The increasingly familiar weight of inexplicable despair smothering her all over again, Cina never did get much sleep that night.
[diode strips] — The real-world equivalent would be strips of LED lights. (Think the lines of dim lights some movie theaters use to outline the features of the floor and lead to the doors.) The technology wouldn't be exactly the same, but the principle would be very similar.
Cina's reaction to Zhar — Zhar Lestin was Alek's master in his padawan days, as was mentioned in previous flashbacks, and he was also along for Lesami and Alek's fact-finding expedition out into the rim before the war with the Mandalorians. They would have known each other quite well.
[She'd had no idea any of the Revanchists had returned to the Jedi] — Vandar was obviously talking about Meetra, but the number of people who know about her return and subsequent exile are actually very few. The Council decided to keep it to themselves, for morale concerns. The official line is that she's MIA, along with many other Jedi whose bodies were never recovered, or simply vanished after the war. With the absurd number of humans there are in the galaxy, and the comparatively limited possible variation in facial features, nobody has actually recognised Meetra, so the official story has stuck. (Not to mention she mostly hangs around frontier rim worlds, so surveillance is very unlikely to spot her and start a frenzy.)
[eight (uh, five)] — The year on Zeltros is significantly shorter than the standard year. Thinking back to when he was very young, Sesai still reflexively uses Zeltrosian years, he had to correct himself. At this point, anyway, he drops this habit eventually.
Harishye — Um, as a reminder, that's what I called the standardised language in Bothan space. It only came up once, apparently, ages ago.
kebin'ika — Mando'a. Formed from canon "blue" (kebiin) and what appears to be a diminutive suffix of some kind. (It's also used in ad'ika, which is an affectionate way of saying "kid", and cyar'ika, which is translated "darling" or "sweetheart".) The shortening of the vowel (kebiin -» kebin'ika) is inspired by the canon term doing the same thing (adiik -» *adik'ika -» ad'ika). At least, I assume it's from adiik, that would make the most sense. Dropping the repeated ik is just the sort of thing people do to make words easier to say.
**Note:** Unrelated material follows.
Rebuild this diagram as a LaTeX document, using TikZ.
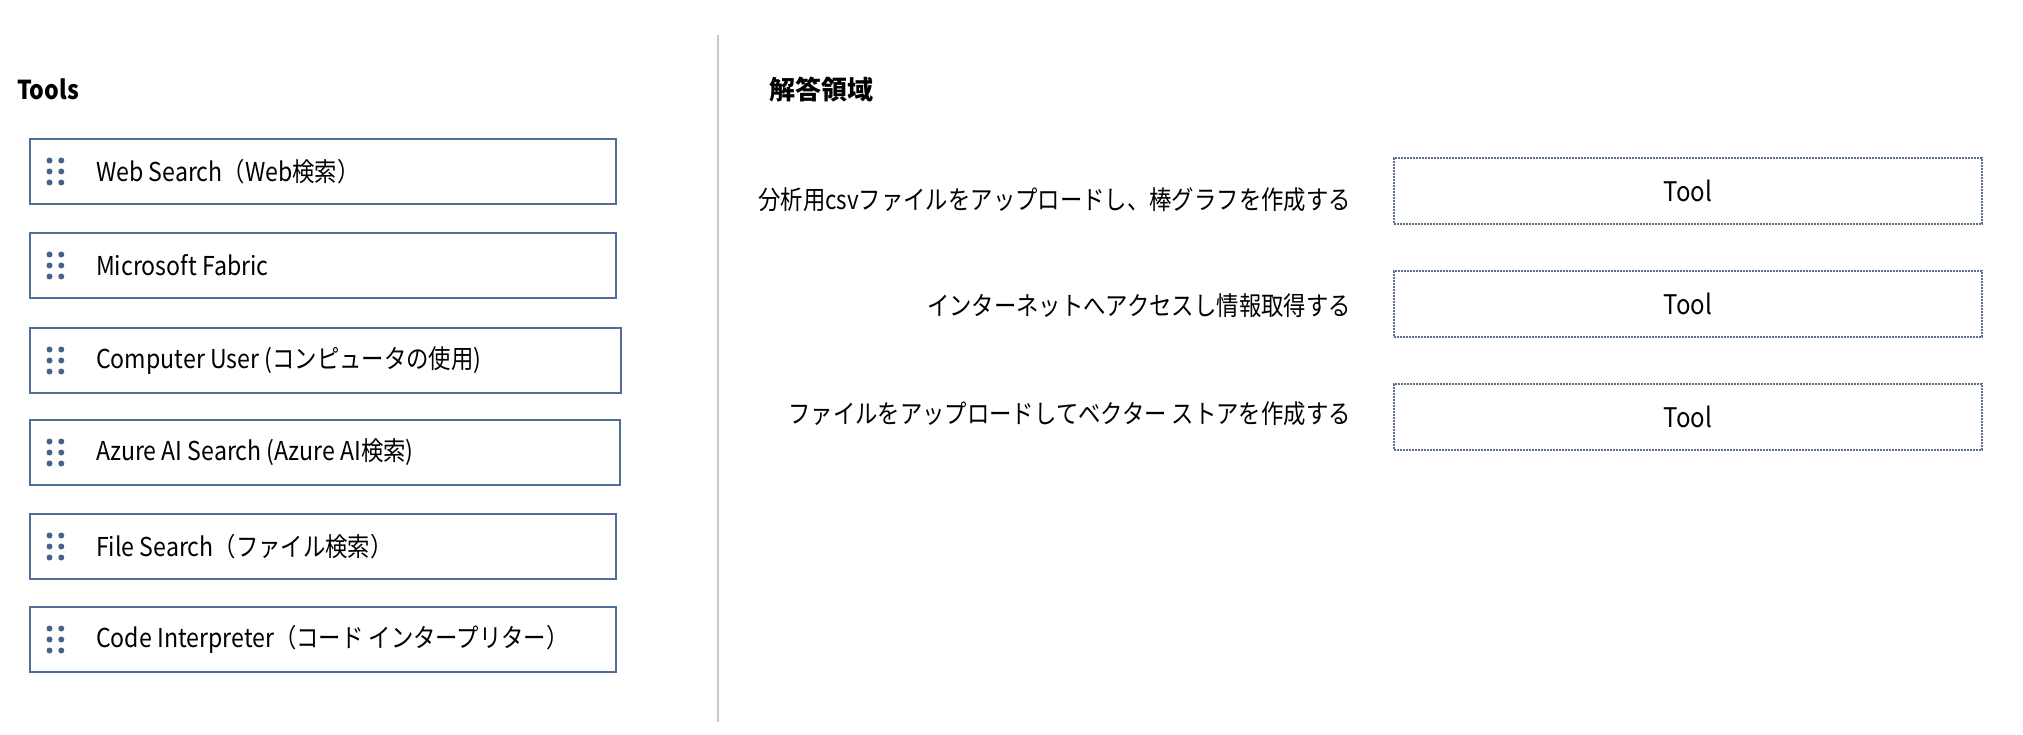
\documentclass[tikz,border=0pt]{standalone}
\usepackage{fontspec}
\setmainfont[FakeStretch=0.89]{Noto Sans CJK JP}
\newfontfamily\ja[FakeStretch=0.86]{Noto Sans CJK JP}
\newfontfamily\jfull{Noto Sans CJK JP}
\newcommand{\J}[1]{{\ja #1}}
\definecolor{boxblue}{RGB}{79,111,153}
\definecolor{dotblue}{RGB}{68,98,138}
\definecolor{slotcol}{RGB}{95,112,138}
\definecolor{divgray}{RGB}{200,200,200}
\begin{document}
\begin{tikzpicture}[x=1pt,y=-1pt,
  toolbox/.style={draw=boxblue,line width=2pt,anchor=north west,minimum height=65pt,inner sep=0pt},
  tooltext/.style={anchor=west,inner sep=0pt,font=\fontsize{26}{30}\selectfont},
  heading/.style={anchor=west,inner sep=0pt,font=\bfseries\fontsize{26}{30}\selectfont},
  tasklabel/.style={anchor=east,inner sep=0pt,font=\ja\fontsize{26}{30}\selectfont},
  slot/.style={draw=slotcol,line width=1.5pt,dash pattern=on 1.6pt off 1.4pt,minimum width=588pt,minimum height=66pt,inner sep=0pt,font=\fontsize{27}{30}\selectfont},
  grip/.style={fill=dotblue}
]
\useasboundingbox (0,0) rectangle (2023,735);
\fill[white] (0,0) rectangle (2023,735);

% divider
\draw[divgray,line width=1.5pt] (718,35) -- (718,722);

% headings
\node[heading] (hTools) at (17,89) {Tools};
\node[heading,font=\jfull\bfseries\fontsize{26}{30}\selectfont] (hAns) at (769,90) {解答領域};

% tool boxes
\node[toolbox,minimum width=586pt] (b1) at (29,138) {};
\node[toolbox,minimum width=586pt] (b2) at (29,232) {};
\node[toolbox,minimum width=591pt] (b3) at (29,327) {};
\node[toolbox,minimum width=590pt] (b4) at (29,419) {};
\node[toolbox,minimum width=586pt] (b5) at (29,513) {};
\node[toolbox,minimum width=586pt] (b6) at (29,606) {};

\foreach \b in {b1,b2,b3,b4,b5,b6}{
  \foreach \dx in {20.5,32.3}{
    \foreach \dy in {-11,0,11}{
      \fill[grip] ([xshift=\dx pt,yshift=-\dy pt]\b.west) circle (3pt);
    }
  }
}

\node[tooltext] (t1) at ([xshift=67pt]b1.west) {Web Search\J{（}Web\J{検索）}};
\node[tooltext] (t2) at ([xshift=67pt]b2.west) {Microsoft Fabric};
\node[tooltext] (t3) at ([xshift=67pt]b3.west) {Computer User (\J{コンピュータの使用})};
\node[tooltext] (t4) at ([xshift=67pt]b4.west) {Azure AI Search (Azure AI\J{検索})};
\node[tooltext] (t5) at ([xshift=67pt]b5.west) {File Search\J{（ファイル検索）}};
\node[tooltext] (t6) at ([xshift=67pt]b6.west) {Code Interpreter\J{（コード インタープリター）}};

% answer area
\node[slot] (s1) at (1688,191) {Tool};
\node[slot] (s2) at (1688,304) {Tool};
\node[slot] (s3) at (1688,417) {Tool};

\node[tasklabel] (l1) at (1351,200) {分析用csvファイルをアップロードし、棒グラフを作成する};
\node[tasklabel] (l2) at (1351,306) {インターネットへアクセスし情報取得する};
\node[tasklabel] (l3) at (1351,414) {ファイルをアップロードしてベクター ストアを作成する};
\end{tikzpicture}
\end{document}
Yes, I still exist. This delay is for the same reasons as have been explained before — medical issues, depression-induced writer's block, focusing on All According to Plan — with the addition of actually having a job again. So there's that. I do think I'm finally starting to adjust, maybe, but I really can't promise anything.
It is odd that Sesai keeps turning up in those flashbacks. I'm sure that won't have any relevance in the near future whatsoever.